# start of Supplied data
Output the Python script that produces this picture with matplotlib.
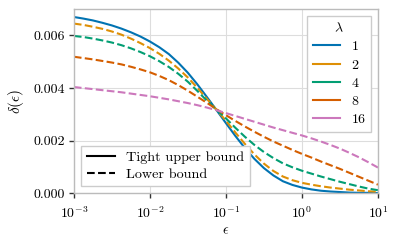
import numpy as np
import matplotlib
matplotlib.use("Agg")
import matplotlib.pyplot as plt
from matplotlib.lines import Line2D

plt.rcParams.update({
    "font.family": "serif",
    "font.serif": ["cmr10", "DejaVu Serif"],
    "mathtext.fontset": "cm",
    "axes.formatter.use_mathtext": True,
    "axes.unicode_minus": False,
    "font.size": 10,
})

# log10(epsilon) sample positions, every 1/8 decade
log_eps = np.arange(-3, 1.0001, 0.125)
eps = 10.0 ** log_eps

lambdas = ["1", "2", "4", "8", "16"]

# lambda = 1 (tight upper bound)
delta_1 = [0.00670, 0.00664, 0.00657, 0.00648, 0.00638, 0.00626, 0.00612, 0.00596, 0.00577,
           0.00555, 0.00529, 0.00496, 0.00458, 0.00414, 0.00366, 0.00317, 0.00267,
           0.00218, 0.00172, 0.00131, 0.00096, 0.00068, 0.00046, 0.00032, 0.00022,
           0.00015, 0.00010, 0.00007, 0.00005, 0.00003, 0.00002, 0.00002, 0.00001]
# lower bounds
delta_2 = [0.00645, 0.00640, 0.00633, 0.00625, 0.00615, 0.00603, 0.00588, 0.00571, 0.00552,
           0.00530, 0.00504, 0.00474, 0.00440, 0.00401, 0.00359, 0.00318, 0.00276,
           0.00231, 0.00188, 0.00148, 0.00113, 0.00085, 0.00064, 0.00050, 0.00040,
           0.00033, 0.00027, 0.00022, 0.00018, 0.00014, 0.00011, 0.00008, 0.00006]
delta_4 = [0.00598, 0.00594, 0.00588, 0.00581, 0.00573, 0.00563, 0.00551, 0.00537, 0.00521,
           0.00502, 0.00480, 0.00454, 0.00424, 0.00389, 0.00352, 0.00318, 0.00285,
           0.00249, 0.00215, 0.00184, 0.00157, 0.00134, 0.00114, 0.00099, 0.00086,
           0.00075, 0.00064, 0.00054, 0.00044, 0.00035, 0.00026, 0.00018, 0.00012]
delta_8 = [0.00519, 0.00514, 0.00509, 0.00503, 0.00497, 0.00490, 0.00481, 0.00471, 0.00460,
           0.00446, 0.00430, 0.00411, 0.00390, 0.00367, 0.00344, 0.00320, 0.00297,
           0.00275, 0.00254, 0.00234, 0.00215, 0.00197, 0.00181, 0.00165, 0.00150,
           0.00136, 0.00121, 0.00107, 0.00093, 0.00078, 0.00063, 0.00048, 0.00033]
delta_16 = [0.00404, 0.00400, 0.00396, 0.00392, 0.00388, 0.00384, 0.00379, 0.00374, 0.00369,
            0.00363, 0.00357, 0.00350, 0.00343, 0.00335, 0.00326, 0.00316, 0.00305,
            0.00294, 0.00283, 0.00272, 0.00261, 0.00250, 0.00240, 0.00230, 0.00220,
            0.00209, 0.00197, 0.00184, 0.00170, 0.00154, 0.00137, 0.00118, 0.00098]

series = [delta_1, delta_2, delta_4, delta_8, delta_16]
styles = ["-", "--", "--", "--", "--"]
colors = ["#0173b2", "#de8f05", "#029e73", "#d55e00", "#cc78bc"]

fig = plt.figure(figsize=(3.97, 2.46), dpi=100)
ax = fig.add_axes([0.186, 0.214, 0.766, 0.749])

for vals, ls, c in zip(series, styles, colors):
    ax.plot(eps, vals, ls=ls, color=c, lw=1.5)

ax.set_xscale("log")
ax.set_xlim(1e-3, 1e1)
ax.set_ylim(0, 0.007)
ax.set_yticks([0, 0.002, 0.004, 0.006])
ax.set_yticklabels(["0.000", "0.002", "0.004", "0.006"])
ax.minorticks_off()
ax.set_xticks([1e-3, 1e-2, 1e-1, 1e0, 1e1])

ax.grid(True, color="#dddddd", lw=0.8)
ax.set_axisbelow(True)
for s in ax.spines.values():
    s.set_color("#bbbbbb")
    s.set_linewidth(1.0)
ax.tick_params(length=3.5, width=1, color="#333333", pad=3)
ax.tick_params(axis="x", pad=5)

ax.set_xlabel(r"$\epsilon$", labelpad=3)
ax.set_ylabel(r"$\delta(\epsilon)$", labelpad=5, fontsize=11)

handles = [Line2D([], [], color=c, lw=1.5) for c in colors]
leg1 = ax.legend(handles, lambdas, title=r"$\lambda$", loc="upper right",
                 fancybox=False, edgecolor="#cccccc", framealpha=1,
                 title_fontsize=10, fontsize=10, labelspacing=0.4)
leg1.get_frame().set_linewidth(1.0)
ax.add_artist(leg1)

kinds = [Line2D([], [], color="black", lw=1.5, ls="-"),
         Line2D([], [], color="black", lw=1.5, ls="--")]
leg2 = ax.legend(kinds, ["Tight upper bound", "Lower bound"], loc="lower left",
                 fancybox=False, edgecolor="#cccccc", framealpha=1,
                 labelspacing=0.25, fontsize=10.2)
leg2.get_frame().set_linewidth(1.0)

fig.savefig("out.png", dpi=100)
# end of Supplied data
→ Exercise
Leave out the pictures and copy the rest of the material above exactly.

→ Result of the task
Output the Python script that produces this picture with matplotlib.
import numpy as np
import matplotlib
matplotlib.use("Agg")
import matplotlib.pyplot as plt
from matplotlib.lines import Line2D

plt.rcParams.update({
    "font.family": "serif",
    "font.serif": ["cmr10", "DejaVu Serif"],
    "mathtext.fontset": "cm",
    "axes.formatter.use_mathtext": True,
    "axes.unicode_minus": False,
    "font.size": 10,
})

# log10(epsilon) sample positions, every 1/8 decade
log_eps = np.arange(-3, 1.0001, 0.125)
eps = 10.0 ** log_eps

lambdas = ["1", "2", "4", "8", "16"]

# lambda = 1 (tight upper bound)
delta_1 = [0.00670, 0.00664, 0.00657, 0.00648, 0.00638, 0.00626, 0.00612, 0.00596, 0.00577,
           0.00555, 0.00529, 0.00496, 0.00458, 0.00414, 0.00366, 0.00317, 0.00267,
           0.00218, 0.00172, 0.00131, 0.00096, 0.00068, 0.00046, 0.00032, 0.00022,
           0.00015, 0.00010, 0.00007, 0.00005, 0.00003, 0.00002, 0.00002, 0.00001]
# lower bounds
delta_2 = [0.00645, 0.00640, 0.00633, 0.00625, 0.00615, 0.00603, 0.00588, 0.00571, 0.00552,
           0.00530, 0.00504, 0.00474, 0.00440, 0.00401, 0.00359, 0.00318, 0.00276,
           0.00231, 0.00188, 0.00148, 0.00113, 0.00085, 0.00064, 0.00050, 0.00040,
           0.00033, 0.00027, 0.00022, 0.00018, 0.00014, 0.00011, 0.00008, 0.00006]
delta_4 = [0.00598, 0.00594, 0.00588, 0.00581, 0.00573, 0.00563, 0.00551, 0.00537, 0.00521,
           0.00502, 0.00480, 0.00454, 0.00424, 0.00389, 0.00352, 0.00318, 0.00285,
           0.00249, 0.00215, 0.00184, 0.00157, 0.00134, 0.00114, 0.00099, 0.00086,
           0.00075, 0.00064, 0.00054, 0.00044, 0.00035, 0.00026, 0.00018, 0.00012]
delta_8 = [0.00519, 0.00514, 0.00509, 0.00503, 0.00497, 0.00490, 0.00481, 0.00471, 0.00460,
           0.00446, 0.00430, 0.00411, 0.00390, 0.00367, 0.00344, 0.00320, 0.00297,
           0.00275, 0.00254, 0.00234, 0.00215, 0.00197, 0.00181, 0.00165, 0.00150,
           0.00136, 0.00121, 0.00107, 0.00093, 0.00078, 0.00063, 0.00048, 0.00033]
delta_16 = [0.00404, 0.00400, 0.00396, 0.00392, 0.00388, 0.00384, 0.00379, 0.00374, 0.00369,
            0.00363, 0.00357, 0.00350, 0.00343, 0.00335, 0.00326, 0.00316, 0.00305,
            0.00294, 0.00283, 0.00272, 0.00261, 0.00250, 0.00240, 0.00230, 0.00220,
            0.00209, 0.00197, 0.00184, 0.00170, 0.00154, 0.00137, 0.00118, 0.00098]

series = [delta_1, delta_2, delta_4, delta_8, delta_16]
styles = ["-", "--", "--", "--", "--"]
colors = ["#0173b2", "#de8f05", "#029e73", "#d55e00", "#cc78bc"]

fig = plt.figure(figsize=(3.97, 2.46), dpi=100)
ax = fig.add_axes([0.186, 0.214, 0.766, 0.749])

for vals, ls, c in zip(series, styles, colors):
    ax.plot(eps, vals, ls=ls, color=c, lw=1.5)

ax.set_xscale("log")
ax.set_xlim(1e-3, 1e1)
ax.set_ylim(0, 0.007)
ax.set_yticks([0, 0.002, 0.004, 0.006])
ax.set_yticklabels(["0.000", "0.002", "0.004", "0.006"])
ax.minorticks_off()
ax.set_xticks([1e-3, 1e-2, 1e-1, 1e0, 1e1])

ax.grid(True, color="#dddddd", lw=0.8)
ax.set_axisbelow(True)
for s in ax.spines.values():
    s.set_color("#bbbbbb")
    s.set_linewidth(1.0)
ax.tick_params(length=3.5, width=1, color="#333333", pad=3)
ax.tick_params(axis="x", pad=5)

ax.set_xlabel(r"$\epsilon$", labelpad=3)
ax.set_ylabel(r"$\delta(\epsilon)$", labelpad=5, fontsize=11)

handles = [Line2D([], [], color=c, lw=1.5) for c in colors]
leg1 = ax.legend(handles, lambdas, title=r"$\lambda$", loc="upper right",
                 fancybox=False, edgecolor="#cccccc", framealpha=1,
                 title_fontsize=10, fontsize=10, labelspacing=0.4)
leg1.get_frame().set_linewidth(1.0)
ax.add_artist(leg1)

kinds = [Line2D([], [], color="black", lw=1.5, ls="-"),
         Line2D([], [], color="black", lw=1.5, ls="--")]
leg2 = ax.legend(kinds, ["Tight upper bound", "Lower bound"], loc="lower left",
                 fancybox=False, edgecolor="#cccccc", framealpha=1,
                 labelspacing=0.25, fontsize=10.2)
leg2.get_frame().set_linewidth(1.0)

fig.savefig("out.png", dpi=100)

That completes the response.